■ Items
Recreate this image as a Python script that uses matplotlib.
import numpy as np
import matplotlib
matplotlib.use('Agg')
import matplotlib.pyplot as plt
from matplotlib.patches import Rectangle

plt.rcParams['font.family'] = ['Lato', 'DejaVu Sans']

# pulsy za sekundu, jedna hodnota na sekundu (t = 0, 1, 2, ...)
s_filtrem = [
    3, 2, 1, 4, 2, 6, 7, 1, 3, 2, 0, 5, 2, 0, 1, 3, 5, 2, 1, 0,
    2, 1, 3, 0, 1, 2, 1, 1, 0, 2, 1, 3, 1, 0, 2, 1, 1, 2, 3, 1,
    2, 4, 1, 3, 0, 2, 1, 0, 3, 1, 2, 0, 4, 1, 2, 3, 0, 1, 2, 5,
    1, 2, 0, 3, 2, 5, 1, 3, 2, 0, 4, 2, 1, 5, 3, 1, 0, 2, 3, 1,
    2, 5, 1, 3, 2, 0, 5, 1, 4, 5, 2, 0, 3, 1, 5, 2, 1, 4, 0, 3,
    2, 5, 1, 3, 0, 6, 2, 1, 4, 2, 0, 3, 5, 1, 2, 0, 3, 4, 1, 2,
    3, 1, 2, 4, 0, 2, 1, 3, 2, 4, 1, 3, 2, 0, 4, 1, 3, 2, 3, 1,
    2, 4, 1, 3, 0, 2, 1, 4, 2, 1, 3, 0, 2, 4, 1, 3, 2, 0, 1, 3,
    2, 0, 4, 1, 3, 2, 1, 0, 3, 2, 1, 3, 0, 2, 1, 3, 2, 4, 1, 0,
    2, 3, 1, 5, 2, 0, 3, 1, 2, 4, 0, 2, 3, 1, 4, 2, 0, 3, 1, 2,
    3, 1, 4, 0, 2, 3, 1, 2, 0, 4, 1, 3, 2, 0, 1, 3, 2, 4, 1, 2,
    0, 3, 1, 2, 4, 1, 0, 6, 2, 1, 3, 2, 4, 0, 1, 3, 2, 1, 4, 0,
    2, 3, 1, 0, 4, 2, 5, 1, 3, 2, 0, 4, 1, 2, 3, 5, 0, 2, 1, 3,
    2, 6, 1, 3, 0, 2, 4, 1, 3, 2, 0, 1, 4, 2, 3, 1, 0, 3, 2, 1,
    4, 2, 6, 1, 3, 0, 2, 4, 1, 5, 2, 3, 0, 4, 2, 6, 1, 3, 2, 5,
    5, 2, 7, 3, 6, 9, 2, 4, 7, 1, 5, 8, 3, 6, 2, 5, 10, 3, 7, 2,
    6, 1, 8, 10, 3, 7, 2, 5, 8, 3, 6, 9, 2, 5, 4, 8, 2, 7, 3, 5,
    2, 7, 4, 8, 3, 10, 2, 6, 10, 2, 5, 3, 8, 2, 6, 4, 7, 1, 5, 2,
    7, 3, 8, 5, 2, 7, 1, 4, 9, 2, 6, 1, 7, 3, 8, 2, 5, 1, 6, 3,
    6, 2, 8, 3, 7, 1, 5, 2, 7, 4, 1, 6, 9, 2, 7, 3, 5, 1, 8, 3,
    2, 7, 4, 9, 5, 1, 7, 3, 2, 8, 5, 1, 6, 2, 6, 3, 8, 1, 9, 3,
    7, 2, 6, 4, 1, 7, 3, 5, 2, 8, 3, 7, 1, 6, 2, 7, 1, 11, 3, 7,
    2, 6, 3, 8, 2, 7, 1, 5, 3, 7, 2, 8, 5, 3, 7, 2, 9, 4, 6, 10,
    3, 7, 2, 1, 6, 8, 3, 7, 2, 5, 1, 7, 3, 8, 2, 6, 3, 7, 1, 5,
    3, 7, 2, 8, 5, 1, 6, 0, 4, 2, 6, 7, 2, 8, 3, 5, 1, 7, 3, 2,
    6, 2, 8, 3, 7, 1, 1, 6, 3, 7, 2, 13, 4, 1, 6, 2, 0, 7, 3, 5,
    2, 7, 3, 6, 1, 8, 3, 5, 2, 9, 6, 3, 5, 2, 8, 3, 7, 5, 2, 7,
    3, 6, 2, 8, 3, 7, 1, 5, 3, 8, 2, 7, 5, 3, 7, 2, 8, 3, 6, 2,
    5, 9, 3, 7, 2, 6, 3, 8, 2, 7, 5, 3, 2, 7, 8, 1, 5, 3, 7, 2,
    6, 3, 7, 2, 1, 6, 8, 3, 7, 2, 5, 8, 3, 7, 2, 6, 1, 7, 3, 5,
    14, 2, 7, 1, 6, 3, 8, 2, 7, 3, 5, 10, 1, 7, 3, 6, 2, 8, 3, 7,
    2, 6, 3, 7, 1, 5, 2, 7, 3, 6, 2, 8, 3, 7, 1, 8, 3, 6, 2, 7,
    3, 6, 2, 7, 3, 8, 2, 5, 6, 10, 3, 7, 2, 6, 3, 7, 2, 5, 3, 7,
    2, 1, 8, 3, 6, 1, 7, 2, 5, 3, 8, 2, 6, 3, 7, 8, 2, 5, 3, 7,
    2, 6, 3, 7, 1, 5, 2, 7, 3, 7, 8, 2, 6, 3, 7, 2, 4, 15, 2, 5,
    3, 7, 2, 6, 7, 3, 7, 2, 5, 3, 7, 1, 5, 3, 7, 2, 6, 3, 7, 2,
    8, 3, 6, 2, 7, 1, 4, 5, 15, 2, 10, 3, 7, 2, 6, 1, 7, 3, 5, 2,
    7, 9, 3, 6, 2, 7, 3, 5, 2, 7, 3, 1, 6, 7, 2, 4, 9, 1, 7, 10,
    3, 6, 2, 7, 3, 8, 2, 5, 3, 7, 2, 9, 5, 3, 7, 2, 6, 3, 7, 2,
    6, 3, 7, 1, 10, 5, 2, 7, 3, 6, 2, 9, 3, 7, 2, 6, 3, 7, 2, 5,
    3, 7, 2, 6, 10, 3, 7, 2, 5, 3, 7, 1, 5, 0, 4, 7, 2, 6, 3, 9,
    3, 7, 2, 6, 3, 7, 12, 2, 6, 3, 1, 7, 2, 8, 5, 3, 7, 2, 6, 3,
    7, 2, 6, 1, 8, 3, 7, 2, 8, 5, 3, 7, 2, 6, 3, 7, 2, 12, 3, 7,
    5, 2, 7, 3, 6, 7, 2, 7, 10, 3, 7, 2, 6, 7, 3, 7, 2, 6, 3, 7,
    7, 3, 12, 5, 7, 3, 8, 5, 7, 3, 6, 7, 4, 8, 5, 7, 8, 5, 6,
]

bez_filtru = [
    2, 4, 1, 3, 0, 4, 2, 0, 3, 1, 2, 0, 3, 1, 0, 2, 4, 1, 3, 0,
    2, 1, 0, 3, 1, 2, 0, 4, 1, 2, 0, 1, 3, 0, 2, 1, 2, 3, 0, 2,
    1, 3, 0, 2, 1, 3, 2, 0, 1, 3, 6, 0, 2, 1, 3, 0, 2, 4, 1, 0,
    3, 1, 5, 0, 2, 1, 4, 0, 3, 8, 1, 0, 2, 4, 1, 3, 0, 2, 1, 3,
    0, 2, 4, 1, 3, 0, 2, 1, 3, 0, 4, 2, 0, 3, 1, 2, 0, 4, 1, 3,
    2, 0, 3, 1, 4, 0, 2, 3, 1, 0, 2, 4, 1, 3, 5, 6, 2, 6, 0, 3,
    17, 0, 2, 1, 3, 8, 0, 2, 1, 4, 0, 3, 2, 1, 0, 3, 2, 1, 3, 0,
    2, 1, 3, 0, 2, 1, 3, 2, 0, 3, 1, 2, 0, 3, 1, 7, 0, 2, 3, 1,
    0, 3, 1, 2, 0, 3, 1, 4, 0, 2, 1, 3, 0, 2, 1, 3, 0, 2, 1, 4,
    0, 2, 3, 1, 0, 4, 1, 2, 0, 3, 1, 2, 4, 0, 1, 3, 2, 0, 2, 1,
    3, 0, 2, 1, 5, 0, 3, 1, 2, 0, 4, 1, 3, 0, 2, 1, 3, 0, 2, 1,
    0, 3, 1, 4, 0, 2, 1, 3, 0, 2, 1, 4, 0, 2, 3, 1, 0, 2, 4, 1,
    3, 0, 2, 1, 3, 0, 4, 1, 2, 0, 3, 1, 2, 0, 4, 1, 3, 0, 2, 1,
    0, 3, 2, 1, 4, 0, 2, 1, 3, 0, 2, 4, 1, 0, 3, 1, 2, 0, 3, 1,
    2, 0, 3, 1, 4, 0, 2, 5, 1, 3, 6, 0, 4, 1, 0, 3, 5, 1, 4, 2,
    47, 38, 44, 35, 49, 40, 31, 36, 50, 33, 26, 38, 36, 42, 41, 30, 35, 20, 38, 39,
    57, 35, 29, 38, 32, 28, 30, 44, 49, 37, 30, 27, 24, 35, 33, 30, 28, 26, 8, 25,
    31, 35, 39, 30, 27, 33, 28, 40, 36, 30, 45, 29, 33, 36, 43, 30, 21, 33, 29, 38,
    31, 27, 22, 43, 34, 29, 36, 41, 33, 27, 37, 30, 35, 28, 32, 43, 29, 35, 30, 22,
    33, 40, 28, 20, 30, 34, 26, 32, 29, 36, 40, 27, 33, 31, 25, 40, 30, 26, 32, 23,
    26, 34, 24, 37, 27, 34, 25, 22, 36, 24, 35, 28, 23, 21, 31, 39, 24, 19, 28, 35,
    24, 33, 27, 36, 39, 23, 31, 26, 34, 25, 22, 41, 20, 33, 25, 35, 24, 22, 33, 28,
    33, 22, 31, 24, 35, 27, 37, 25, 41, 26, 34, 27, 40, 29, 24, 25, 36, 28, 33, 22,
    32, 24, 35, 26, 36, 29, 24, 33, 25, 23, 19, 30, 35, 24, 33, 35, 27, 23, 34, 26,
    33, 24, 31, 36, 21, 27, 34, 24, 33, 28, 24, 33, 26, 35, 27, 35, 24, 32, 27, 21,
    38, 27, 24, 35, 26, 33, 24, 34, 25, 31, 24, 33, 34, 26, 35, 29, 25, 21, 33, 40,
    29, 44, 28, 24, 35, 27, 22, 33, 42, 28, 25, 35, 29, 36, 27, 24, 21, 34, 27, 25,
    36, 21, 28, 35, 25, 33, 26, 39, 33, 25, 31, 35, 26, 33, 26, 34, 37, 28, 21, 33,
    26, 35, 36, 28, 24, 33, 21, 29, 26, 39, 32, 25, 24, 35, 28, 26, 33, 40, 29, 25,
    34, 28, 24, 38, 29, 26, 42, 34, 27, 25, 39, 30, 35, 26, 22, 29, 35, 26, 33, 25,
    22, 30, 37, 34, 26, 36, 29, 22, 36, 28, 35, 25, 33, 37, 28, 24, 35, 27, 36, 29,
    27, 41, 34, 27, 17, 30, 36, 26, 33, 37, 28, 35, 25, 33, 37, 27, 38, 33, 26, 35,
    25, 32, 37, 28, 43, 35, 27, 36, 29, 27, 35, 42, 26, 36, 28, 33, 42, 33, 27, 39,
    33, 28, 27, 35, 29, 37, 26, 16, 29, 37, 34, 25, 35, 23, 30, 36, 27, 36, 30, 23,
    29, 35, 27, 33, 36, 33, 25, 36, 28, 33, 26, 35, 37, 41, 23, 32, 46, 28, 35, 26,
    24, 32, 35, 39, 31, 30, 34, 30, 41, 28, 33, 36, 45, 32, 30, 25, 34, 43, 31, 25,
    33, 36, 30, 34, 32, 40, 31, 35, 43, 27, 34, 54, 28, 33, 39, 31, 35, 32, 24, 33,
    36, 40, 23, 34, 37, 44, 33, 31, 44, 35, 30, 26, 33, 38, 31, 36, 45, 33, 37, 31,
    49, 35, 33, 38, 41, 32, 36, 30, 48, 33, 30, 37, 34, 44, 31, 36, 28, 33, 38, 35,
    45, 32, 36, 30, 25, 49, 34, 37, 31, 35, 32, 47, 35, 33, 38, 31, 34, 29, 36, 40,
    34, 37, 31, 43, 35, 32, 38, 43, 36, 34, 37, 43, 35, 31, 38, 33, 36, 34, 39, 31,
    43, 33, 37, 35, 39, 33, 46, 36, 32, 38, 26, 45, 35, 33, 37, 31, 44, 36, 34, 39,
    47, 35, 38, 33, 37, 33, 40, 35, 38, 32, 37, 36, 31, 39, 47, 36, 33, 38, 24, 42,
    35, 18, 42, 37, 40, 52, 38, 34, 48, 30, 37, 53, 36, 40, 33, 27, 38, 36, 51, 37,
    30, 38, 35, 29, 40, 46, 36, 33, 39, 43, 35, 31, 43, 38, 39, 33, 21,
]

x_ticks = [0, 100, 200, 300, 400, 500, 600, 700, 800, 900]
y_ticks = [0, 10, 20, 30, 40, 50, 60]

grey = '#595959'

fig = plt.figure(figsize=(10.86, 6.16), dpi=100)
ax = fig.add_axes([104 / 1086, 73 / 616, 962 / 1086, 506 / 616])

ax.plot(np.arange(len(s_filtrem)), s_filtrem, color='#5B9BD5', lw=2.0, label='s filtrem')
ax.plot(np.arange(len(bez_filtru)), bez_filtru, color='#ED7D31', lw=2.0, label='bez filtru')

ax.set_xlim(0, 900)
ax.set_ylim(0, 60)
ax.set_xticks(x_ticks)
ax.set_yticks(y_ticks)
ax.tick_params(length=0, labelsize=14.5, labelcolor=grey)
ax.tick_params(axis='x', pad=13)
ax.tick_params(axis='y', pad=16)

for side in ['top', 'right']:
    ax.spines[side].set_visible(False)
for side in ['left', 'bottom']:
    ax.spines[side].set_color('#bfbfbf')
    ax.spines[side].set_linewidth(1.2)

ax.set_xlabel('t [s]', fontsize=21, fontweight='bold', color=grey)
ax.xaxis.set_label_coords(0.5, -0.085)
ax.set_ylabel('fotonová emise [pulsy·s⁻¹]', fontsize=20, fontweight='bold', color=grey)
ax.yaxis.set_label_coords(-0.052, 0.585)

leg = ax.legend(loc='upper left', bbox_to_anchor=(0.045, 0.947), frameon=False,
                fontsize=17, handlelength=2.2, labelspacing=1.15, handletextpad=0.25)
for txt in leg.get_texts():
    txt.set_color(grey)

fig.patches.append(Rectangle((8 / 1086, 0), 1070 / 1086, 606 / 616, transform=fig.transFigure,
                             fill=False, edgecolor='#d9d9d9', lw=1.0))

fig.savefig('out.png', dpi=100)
--
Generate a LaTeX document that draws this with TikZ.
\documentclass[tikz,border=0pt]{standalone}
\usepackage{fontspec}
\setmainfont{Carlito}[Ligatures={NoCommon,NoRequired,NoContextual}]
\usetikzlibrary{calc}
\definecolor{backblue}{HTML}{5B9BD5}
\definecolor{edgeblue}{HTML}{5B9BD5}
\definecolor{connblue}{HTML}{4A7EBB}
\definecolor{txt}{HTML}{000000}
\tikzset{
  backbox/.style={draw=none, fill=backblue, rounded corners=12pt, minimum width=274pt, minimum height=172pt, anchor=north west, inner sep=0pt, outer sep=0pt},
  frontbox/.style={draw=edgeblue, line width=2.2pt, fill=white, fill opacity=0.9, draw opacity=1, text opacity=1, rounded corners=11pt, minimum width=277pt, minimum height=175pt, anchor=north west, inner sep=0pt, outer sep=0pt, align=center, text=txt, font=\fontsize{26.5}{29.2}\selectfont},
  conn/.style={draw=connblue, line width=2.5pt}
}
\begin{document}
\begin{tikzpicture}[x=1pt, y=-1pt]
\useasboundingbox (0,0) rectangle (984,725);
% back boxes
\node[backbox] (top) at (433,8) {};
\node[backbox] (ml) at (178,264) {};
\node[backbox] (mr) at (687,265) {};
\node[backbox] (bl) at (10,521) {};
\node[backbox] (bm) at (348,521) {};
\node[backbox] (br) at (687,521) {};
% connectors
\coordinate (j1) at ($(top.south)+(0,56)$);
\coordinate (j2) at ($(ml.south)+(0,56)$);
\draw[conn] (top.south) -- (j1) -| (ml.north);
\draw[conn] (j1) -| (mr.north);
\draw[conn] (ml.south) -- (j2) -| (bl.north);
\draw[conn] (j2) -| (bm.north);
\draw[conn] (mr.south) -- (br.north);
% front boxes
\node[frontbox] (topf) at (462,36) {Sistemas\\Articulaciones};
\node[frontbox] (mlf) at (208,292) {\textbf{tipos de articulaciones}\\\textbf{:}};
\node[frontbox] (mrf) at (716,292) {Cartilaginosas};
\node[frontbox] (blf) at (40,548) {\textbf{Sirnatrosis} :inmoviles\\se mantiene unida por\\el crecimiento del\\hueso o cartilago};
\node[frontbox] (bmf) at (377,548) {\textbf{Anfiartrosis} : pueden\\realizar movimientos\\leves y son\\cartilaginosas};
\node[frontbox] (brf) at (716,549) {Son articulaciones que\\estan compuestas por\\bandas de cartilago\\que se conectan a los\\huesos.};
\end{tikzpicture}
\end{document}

■ Given problem
The lines to extract from the data above begin with the line containing "Recreate this image" and end with the line containing "plt.rcParams['font.family'] = ['Lato', 'DejaVu". Extract them exactly, including both.

■ Answer to this problem
Recreate this image as a Python script that uses matplotlib.
import numpy as np
import matplotlib
matplotlib.use('Agg')
import matplotlib.pyplot as plt
from matplotlib.patches import Rectangle

plt.rcParams['font.family'] = ['Lato', 'DejaVu Sans']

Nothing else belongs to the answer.